Equity savings funds are an amalgamation of balanced funds and arbitrage funds. They have a portion of their portfolio in debt and the remaining in equity and some part of their equity will have arbitrage. Note that the equity portion will not be hedged completely. These funds leave a portion of their portfolio unhedged. This can be more or less based on their market research. If they feel that markets can move higher, they could decide to have a higher open position to maximise the gains.
There are equity savings funds that hold direct equity. They can actually hold significant amounts of direct equity. This means that they can have a net long equity exposure. In simple words, the extent to which they can buy stocks can be more than the extent to which they short the stocks. There are funds that are allowed to invest in foreign stocks.
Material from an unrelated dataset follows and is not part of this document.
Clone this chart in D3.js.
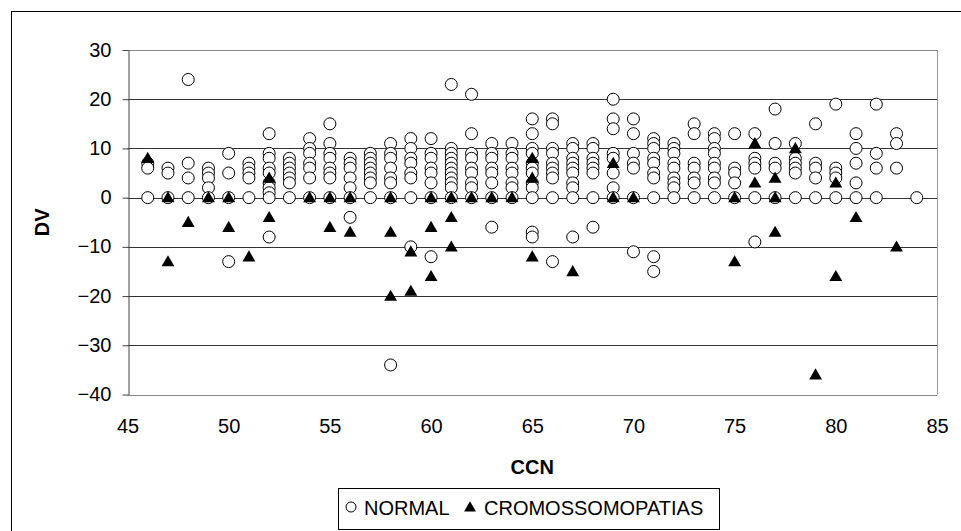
<!DOCTYPE html>
<html>
<head>
<meta charset="utf-8">
<script src="https://cdn.jsdelivr.net/npm/d3@7"></script>
<style>
  html, body { margin: 0; padding: 0; background: #fff; }
  svg { display: block; }
  text { font-family: "Liberation Sans", Arial, sans-serif; fill: #000; }
</style>
</head>
<body>
<svg id="chart" width="961" height="531"></svg>
<script>
// ---- data ----
const ccnValues = [46,47,48,49,50,51,52,53,54,55,56,57,58,59,60,61,62,63,64,65,66,67,68,69,70,71,72,73,74,75,76,77,78,79,80,81,82,83,84];
const normalDV = [
  [7,6,0],[6,5,0],[24,7,4,0],[6,5,4,2,0],[9,5,0,-13],[7,6,5,4,0],
  [13,9,8,6,5,3,2,1,0,-8],[8,7,6,5,4,3,0],[12,10,9,7,6,4,0],[15,11,9,8,6,5,4,0],
  [8,7,6,4,2,0,-4],[9,8,7,6,5,4,3,0],[11,9,8,6,4,3,0,-34],[12,10,8,7,5,4,0,-10],
  [12,9,8,6,5,3,0,-12],[23,10,9,8,7,6,5,4,3,2,0],[21,13,9,8,6,5,3,2,0],[11,9,8,6,5,3,0,-6],
  [11,9,8,6,5,3,2,0],[16,13,10,9,7,6,5,3,2,0,-7,-8],[16,15,10,9,7,6,5,4,0,-13],
  [11,10,8,7,6,5,3,2,0,-8],[11,10,8,7,6,5,0,-6],[20,16,14,9,8,5,2,0],[16,13,9,7,6,0,-11],
  [12,11,10,8,7,5,4,0,-12,-15],[11,10,9,7,6,4,3,2,0],[15,13,7,6,4,3,0],[13,12,10,9,7,6,4,3,0],
  [13,6,5,3,0],[13,8,7,6,0,-9],[18,11,7,6,0],[11,8,7,6,5,0],[15,7,6,4,0],[19,6,5,4,0],
  [13,10,7,3,0],[19,9,6,0],[13,11,6],[0]
];
const cromDV = [
  [8],[0,-13],[-5],[0],[0,-6],[-12],[4,-4],[],[0],[0,-6],[0,-7],[],[0,-7,-20],[-11,-19],
  [0,-6,-16],[0,-4,-10],[0],[0],[0],[8,4,-12],[],[-15],[],[7,0],[0],[],[],[],[],
  [0,-13],[11,3],[4,0,-7],[10],[-36],[3,-16],[-4],[],[-10],[]
];
const xTicks = [45,50,55,60,65,70,75,80,85];
const yTicks = [-40,-30,-20,-10,0,10,20,30];
const seriesNames = ["NORMAL", "CROMOSSOMOPATIAS"];
const xTitle = "CCN";
const yTitle = "DV";

// ---- build points ----
const normalPts = [], cromPts = [];
ccnValues.forEach((c, i) => {
  normalDV[i].forEach(v => normalPts.push({x: c, y: v}));
  cromDV[i].forEach(v => cromPts.push({x: c, y: v}));
});

const svg = d3.select("#chart");
const plot = {left: 127.5, right: 937, top: 50, bottom: 394.5};

const x = d3.scaleLinear().domain([45, 85]).range([plot.left, plot.right]);
const y = d3.scaleLinear().domain([-40, 30]).range([plot.bottom, plot.top]);

// outer frame
svg.append("rect").attr("x", 11.5).attr("y", 11.5).attr("width", 1000).attr("height", 600)
  .attr("fill", "#fff").attr("stroke", "#000").attr("stroke-width", 1);

// gridlines
svg.append("g").selectAll("line").data(yTicks).join("line")
  .attr("x1", plot.left).attr("x2", plot.right)
  .attr("y1", d => Math.round(y(d)) + 0.5).attr("y2", d => Math.round(y(d)) + 0.5)
  .attr("stroke", d => (d === 30 || d === -40) ? "#888" : "#333").attr("stroke-width", 1);

// plot border right
svg.append("line").attr("x1", plot.right + 0.5).attr("x2", plot.right + 0.5)
  .attr("y1", plot.top).attr("y2", plot.bottom).attr("stroke", "#999");

// y axis
const yAxis = d3.axisLeft(y).tickValues(yTicks).tickSize(6).tickPadding(11).tickSizeOuter(0);
const gy = svg.append("g").attr("transform", `translate(${Math.round(plot.left) + 0.5},0)`).call(yAxis);
gy.select(".domain").attr("stroke", "#444");
gy.selectAll(".tick line").attr("stroke", "#444");
gy.selectAll(".tick text").attr("font-size", 20).attr("font-family", "Liberation Sans, Arial, sans-serif").attr("dy", "0.3em");

// x axis (labels only)
const xAxis = d3.axisBottom(x).tickValues(xTicks).tickSize(0).tickPadding(24).tickSizeOuter(0);
const gx = svg.append("g").attr("transform", `translate(0,${plot.bottom})`).call(xAxis);
gx.select(".domain").remove();
gx.selectAll(".tick text").attr("font-size", 20).attr("font-family", "Liberation Sans, Arial, sans-serif");

// axis titles
svg.append("text").attr("x", (plot.left + plot.right) / 2).attr("y", 474)
  .attr("text-anchor", "middle").attr("font-size", 20).attr("font-weight", "bold").text(xTitle);
svg.append("text").attr("transform", `translate(49,${(plot.top + plot.bottom) / 2}) rotate(-90)`)
  .attr("text-anchor", "middle").attr("font-size", 20).attr("font-weight", "bold").text(yTitle);

// markers
const tri = d3.symbol().type(d3.symbolTriangle).size(72);
svg.append("g").selectAll("circle").data(normalPts).join("circle")
  .attr("cx", d => x(d.x)).attr("cy", d => y(d.y)).attr("r", 6)
  .attr("fill", "#fff").attr("stroke", "#000").attr("stroke-width", 1);
svg.append("g").selectAll("path").data(cromPts).join("path")
  .attr("d", tri).attr("transform", d => `translate(${x(d.x)},${y(d.y) + 1})`)
  .attr("fill", "#000");

// legend
const lg = svg.append("g");
lg.append("rect").attr("x", 338.5).attr("y", 488.5).attr("width", 381).attr("height", 41)
  .attr("fill", "#fff").attr("stroke", "#000");
lg.append("circle").attr("cx", 351).attr("cy", 507).attr("r", 5)
  .attr("fill", "#fff").attr("stroke", "#000");
lg.append("text").attr("x", 364).attr("y", 515).attr("font-size", 20).text(seriesNames[0]);
lg.append("path").attr("d", d3.symbol().type(d3.symbolTriangle).size(60)())
  .attr("transform", "translate(470,508)").attr("fill", "#000");
lg.append("text").attr("x", 484).attr("y", 515).attr("font-size", 20).text(seriesNames[1]);
</script>
</body>
</html>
So, the risks are higher for equity savings funds.
Arbitrage funds will not deliver returns that match equity funds. This is because any price gain in stocks they hold will be limited by the opposite position they take using derivatives. Arbitrage funds usually provide returns that are slightly higher than short-term debt funds. In times of low arbitrage opportunities, their returns might get hit and they could fall to be on par with liquid or ultrashort-term funds.
Equity savings funds tend to provide higher returns in the short term because of their equity holdings. These returns tend to get averaged out in the long run. For instance, the one year return of ICICI Prudential Savings Fund is about 12% while the five year return is 7%.
As per the present tax laws, fund houses are allowed to count derivative exposure as equity. So, arbitrage funds and equity savings funds are considered as equity funds. So, any gains on holdings of more than one year are tax-free up to Rs. 1 lakh. Gains of over Rs. 1 lakh will be taxed at 10%. Short-term capital gains, when the fund is held for less than a year, are taxed at 15%.
Arbitrage funds can be considered by those in the higher tax brackets to park their short-term money. Note that arbitrage funds are not a substitute for liquid funds and might have higher risks than the latter. So, remember that arbitrage funds are low risk equity funds and not debt funds.
If you have a time horizon of one to three years and don’t want to look at balanced funds, you can consider equity savings funds. Note that it is best to remain invested in these funds for lesser number of years rather than for the long haul as the hedged portion of the equity will lower returns. Balanced funds capitalise on equity markets adequately and are suitable for long-term portfolios.
Note that under the equity funds umbrella, the standard mutual fund categories are many. This includes large-cap, diversified, mid-cap funds, small-cap funds, multi-cap funds, balanced funds among others. These funds are suited for all investors, depending on their risk appetite and are good long-term investments. However, arbitrage and equity savings funds are not for everyone and some research is needed if you want to invest in these funds.